**PROBLEM TO WORK ON**
Leave the pictures out and retype the lines from the beginning through the line with "(0,0) rectangle (515,453);", both ends included.
▼
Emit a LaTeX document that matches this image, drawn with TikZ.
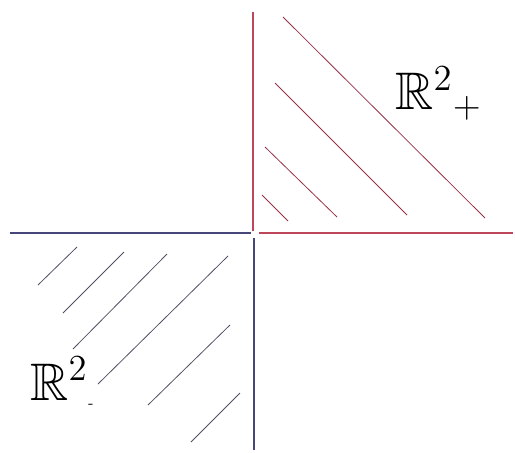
\documentclass[tikz,border=0pt]{standalone}
\usepackage{amsmath, amssymb}

\definecolor{axisred}{RGB}{190,70,90}
\definecolor{hatchred}{RGB}{150,50,70}
\definecolor{axisblue}{RGB}{70,70,120}
\definecolor{hatchblue}{RGB}{80,80,100}

\begin{document}
\begin{tikzpicture}[
		x=0.02cm, y=-0.02cm,
		% Style for the half axes
		axis pos/.style={draw=axisred, line width=0.8pt},
		axis neg/.style={draw=axisblue, line width=0.8pt},
		% Style for the hatching
		hatch pos/.style={draw=hatchred, line width=0.45pt},
		hatch neg/.style={draw=hatchblue, line width=0.45pt},
		% Set labels
		set label/.style={font=\huge, scale=1.45, inner sep=0pt, anchor=base west}
		]
		\useasboundingbox (0,0) rectangle (515,453);
		
		% ==============================================================================
		% Axes
		% ==============================================================================
		\coordinate (yTop) at (253,12);
		\coordinate (yMid) at (253,231);
		\coordinate (xRightStart) at (259,233);
		\coordinate (xRight) at (513,233);
		\coordinate (xLeft) at (10,233);
		\coordinate (xLeftEnd) at (251,233);
		\coordinate (yLowStart) at (254,238);
		\coordinate (yLow) at (254,450);
		
		\draw[axis pos] (yTop) -- (yMid);
		\draw[axis pos] (xRightStart) -- (xRight);
		\draw[axis neg] (xLeft) -- (xLeftEnd);
		\draw[axis neg] (yLowStart) -- (yLow);
		
		% ==============================================================================
		% Hatching of the positive quadrant
		% ==============================================================================
		\foreach \xa/\ya/\xb/\yb in {283/17/485/218, 275/83/407/215, 265/147/337/217, 262/195/288/221}
			\draw[hatch pos] (\xa,\ya) -- (\xb,\yb);
		
		% Hatching of the negative quadrant
		\foreach \xa/\ya/\xb/\yb in {38/285/77/247, 63/313/124/252, 73/349/167/254,
				98/384/228/256, 148/405/230/325, 191/442/240/393}
			\draw[hatch neg] (\xa,\ya) -- (\xb,\yb);
		
		% ==============================================================================
		% Labels
		% ==============================================================================
		\node[set label] (Rplus) at (395,110) {$\mathbb{R}^{2}{}_{+}$};
		\node[set label] (Rminus) at (30,400) {$\mathbb{R}^{2}{}_{\text{\tiny -}}$};
	\end{tikzpicture}
\end{document}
▲
**SOLUTION FOR THIS TASK**
Emit a LaTeX document that matches this image, drawn with TikZ.
\documentclass[tikz,border=0pt]{standalone}
\usepackage{amsmath, amssymb}

\definecolor{axisred}{RGB}{190,70,90}
\definecolor{hatchred}{RGB}{150,50,70}
\definecolor{axisblue}{RGB}{70,70,120}
\definecolor{hatchblue}{RGB}{80,80,100}

\begin{document}
\begin{tikzpicture}[
		x=0.02cm, y=-0.02cm,
		% Style for the half axes
		axis pos/.style={draw=axisred, line width=0.8pt},
		axis neg/.style={draw=axisblue, line width=0.8pt},
		% Style for the hatching
		hatch pos/.style={draw=hatchred, line width=0.45pt},
		hatch neg/.style={draw=hatchblue, line width=0.45pt},
		% Set labels
		set label/.style={font=\huge, scale=1.45, inner sep=0pt, anchor=base west}
		]
		\useasboundingbox (0,0) rectangle (515,453);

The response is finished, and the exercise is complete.